Taking this deliberately oblique approach to such colossally important subject matter is bold, and Glazer doubles down with additional choices. The framing of shots is meticulous, and every craft element of the film — Łukasz Żal’s cinematography, Mica Levi’s music, Paul Watts’s editing, and on and on — is striking. Sometimes, Glazer’s choices are more jarring than entirely effective, such as the screen briefly going fully red or his use of a thermal imaging camera to shoot scenes of a local girl’s nighttime gestures of quiet resistance. Even in those instances, though, there’s little doubt that there’s unique artistic purpose at play.
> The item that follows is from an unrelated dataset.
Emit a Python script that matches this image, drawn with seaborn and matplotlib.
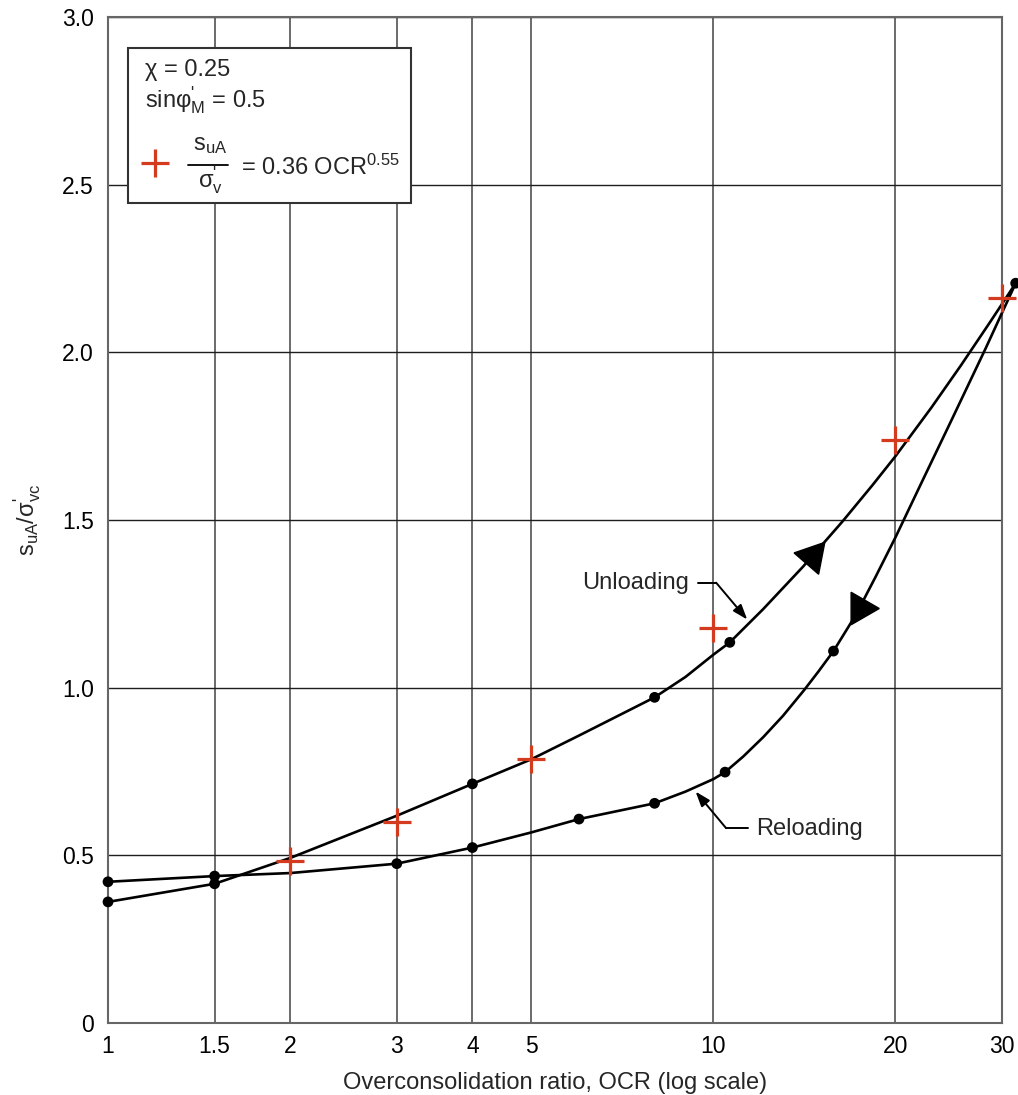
import numpy as np
import pandas as pd
import matplotlib
matplotlib.use("Agg")
import matplotlib.pyplot as plt
from matplotlib.patches import Rectangle
from matplotlib.lines import Line2D
from matplotlib.ticker import NullLocator
import seaborn as sns

# ---------------- data ----------------
# Unloading curve path (OCR, s_uA/sigma'_vc)
unl_ocr = [1.0, 1.5, 2.0, 3.0, 4.0, 5.0, 6.0, 8.0, 9.0, 10.0, 10.65, 12.09,
           14.06, 16.36, 18.33, 20.0, 22.95, 25.66, 28.69, 31.6]
unl_val = [0.361, 0.415, 0.492, 0.618, 0.713, 0.786, 0.857, 0.971, 1.032, 1.098,
           1.135, 1.234, 1.360, 1.496, 1.604, 1.690, 1.836, 1.961, 2.091, 2.206]
# Reloading curve path
rel_ocr = [31.6, 28.16, 24.73, 22.11, 20.0, 18.54, 17.19, 15.8, 14.92, 14.15,
           13.04, 12.09, 11.2, 10.46, 10.0, 9.0, 8.0, 6.0, 5.0, 4.0, 3.0, 2.0,
           1.5, 1.0]
rel_val = [2.206, 2.010, 1.796, 1.613, 1.448, 1.330, 1.216, 1.109, 1.048, 0.994,
           0.916, 0.852, 0.794, 0.748, 0.727, 0.690, 0.655, 0.608, 0.568, 0.523,
           0.475, 0.447, 0.438, 0.421]
# Measured points (black dots)
unl_dot_ocr = [1.0, 1.5, 4.0, 8.0, 10.65, 31.6]
unl_dot_val = [0.361, 0.415, 0.713, 0.971, 1.135, 2.206]
rel_dot_ocr = [1.0, 1.5, 3.0, 4.0, 6.0, 8.0, 10.46, 15.8]
rel_dot_val = [0.421, 0.438, 0.475, 0.523, 0.608, 0.655, 0.748, 1.109]
# Empirical fit points (red crosses)
fit_ocr = [2.0, 3.0, 5.0, 10.0, 20.0, 30.0]
fit_val = [0.483, 0.600, 0.786, 1.177, 1.737, 2.161]

x_ticks = [1, 1.5, 2, 3, 4, 5, 10, 20, 30]
x_tick_labels = ["1", "1.5", "2", "3", "4", "5", "10", "20", "30"]
y_ticks = [0, 0.5, 1.0, 1.5, 2.0, 2.5, 3.0]
y_tick_labels = ["0", "0.5", "1.0", "1.5", "2.0", "2.5", "3.0"]

# ---------------- style ----------------
sns.set_style("white")
plt.rcParams["font.family"] = ["Liberation Sans", "DejaVu Sans"]
plt.rcParams["mathtext.fontset"] = "custom"
plt.rcParams["mathtext.rm"] = "Liberation Sans"
plt.rcParams["mathtext.it"] = "Liberation Sans"
plt.rcParams["mathtext.sf"] = "Liberation Sans"
plt.rcParams["mathtext.bf"] = "Liberation Sans:bold"

RED = "#D43A1E"
FS = 17
PR = r"^{\text{'}}"   # straight prime mark

fig = plt.figure(figsize=(10.18, 10.95), dpi=100)
ax = fig.add_axes([0.1061, 0.0658, 0.8782, 0.9187])
ax.set_xscale("log")

# curves
sns.lineplot(x=unl_ocr, y=unl_val, sort=False, estimator=None, color="black",
             lw=1.9, ax=ax, clip_on=False, zorder=3)
sns.lineplot(x=rel_ocr, y=rel_val, sort=False, estimator=None, color="black",
             lw=1.9, ax=ax, clip_on=False, zorder=3)
# dots
sns.scatterplot(x=unl_dot_ocr, y=unl_dot_val, color="black", s=60,
                edgecolor="none", ax=ax, clip_on=False, zorder=4)
sns.scatterplot(x=rel_dot_ocr, y=rel_dot_val, color="black", s=60,
                edgecolor="none", ax=ax, clip_on=False, zorder=4)
# red crosses
sns.scatterplot(x=fit_ocr, y=fit_val, color=RED, marker="+", s=400,
                linewidth=2.3, ax=ax, clip_on=False, zorder=5)

# direction arrowheads on curves
ax.plot([14.55], [1.392], marker=(3, 0, -41), ms=27, color="black",
        linestyle="none", zorder=6, clip_on=False)
ax.plot([17.45], [1.236], marker=(3, 0, 150), ms=27, color="black",
        linestyle="none", zorder=6, clip_on=False)

# axes setup
ax.set_xlim(1, 30)
ax.set_ylim(0, 3.0)
ax.set_xticks(x_ticks)
ax.set_xticklabels(x_tick_labels)
ax.xaxis.set_minor_locator(NullLocator())
ax.set_yticks(y_ticks)
ax.set_yticklabels(y_tick_labels)
ax.tick_params(axis="both", length=0, labelsize=16.5, labelcolor="black")
ax.tick_params(axis="x", pad=9)
ax.tick_params(axis="y", pad=10)

ax.xaxis.grid(True, color="#6a6a6a", lw=1.4, zorder=0)
ax.yaxis.grid(True, color="#1e1e1e", lw=1.0, zorder=0)
ax.set_axisbelow(True)
for sp in ax.spines.values():
    sp.set_visible(True)
    sp.set_color("#666666")
    sp.set_linewidth(1.5)

ax.set_xlabel("Overconsolidation ratio, OCR (log scale)", fontsize=FS, labelpad=10)
ax.set_ylabel(r"$\mathregular{s_{uA}/\sigma" + PR + r"_{vc}}$", fontsize=FS, labelpad=14)

# curve labels with leader arrows
ax.text(9.12, 1.313, "Unloading", fontsize=FS, ha="right", va="center")
ax.plot([9.43, 10.11], [1.313, 1.313], color="black", lw=1.4)
ax.annotate("", xy=(11.38, 1.203), xytext=(10.11, 1.313),
            arrowprops=dict(arrowstyle="-|>,head_length=0.9,head_width=0.32",
                            color="black", lw=1.4, mutation_scale=10,
                            shrinkA=0, shrinkB=0))
ax.text(11.77, 0.578, "Reloading", fontsize=FS, ha="left", va="center")
ax.plot([10.50, 11.42], [0.581, 0.581], color="black", lw=1.4)
ax.annotate("", xy=(9.35, 0.690), xytext=(10.50, 0.581),
            arrowprops=dict(arrowstyle="-|>,head_length=0.9,head_width=0.32",
                            color="black", lw=1.4, mutation_scale=10,
                            shrinkA=0, shrinkB=0))

# legend box
T = ax.transAxes
ax.add_patch(Rectangle((0.0224, 0.815), 0.3166, 0.154, transform=T,
                       facecolor="white", edgecolor="#333333", lw=1.5, zorder=7))
ax.text(0.041, 0.947, "\u03c7 = 0.25", transform=T, fontsize=FS,
        ha="left", va="center", zorder=8)
ax.text(0.041, 0.917, r"sin$\mathregular{\varphi" + PR + r"_{M}}$ = 0.5",
        transform=T, fontsize=FS, ha="left", va="center", zorder=8)
ax.plot([0.0526], [0.855], marker="+", ms=20, mew=2.3, color=RED,
        transform=T, zorder=8, linestyle="none")
# fraction s_uA / sigma'_v
ax.text(0.1141, 0.8678, r"$\mathregular{s_{uA}}$", transform=T, fontsize=FS,
        ha="center", va="baseline", zorder=8)
ax.add_line(Line2D([0.0895, 0.1342], [0.8529, 0.8529], transform=T,
                   color="black", lw=1.3, zorder=8))
ax.text(0.1141, 0.8310, r"$\mathregular{\sigma" + PR + r"_{v}}$", transform=T,
        fontsize=FS, ha="center", va="baseline", zorder=8)
ax.text(0.1488, 0.8429, r"= 0.36 OCR$^{\mathregular{0.55}}$", transform=T,
        fontsize=FS, ha="left", va="baseline", zorder=8)

fig.savefig("out.png", dpi=100)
I have a few more misgivings about a storytelling beat very close to the end of the film that briefly, sharply changes the narrative perspective. Whatever the intent, I fear that the moment draws parallels of indifference that aren’t fair or accurate.

As could have been said about every one of Glazer’s prior features, The Zone of Interest is unlike anything that’s come before it. It is certainly recognizable as a specific type of art film, and a little rummaging through cinema history would unearth other examples of Glazer’s various high-wire techniques. I’m skeptical that there’s a screen predecessor where the details add up the same way. By staying simultaneously so distant and so close to the Nazis’ brutality, Glazer manages to make the drama that much more difficult to endure and the judgment more broadly damning. The film offers a rebuke to anyone who has ever looked away when they should have been bearing witness and striving to effect change. The Zone of Interest tacitly argues that maybe it’s the banality itself that’s evil.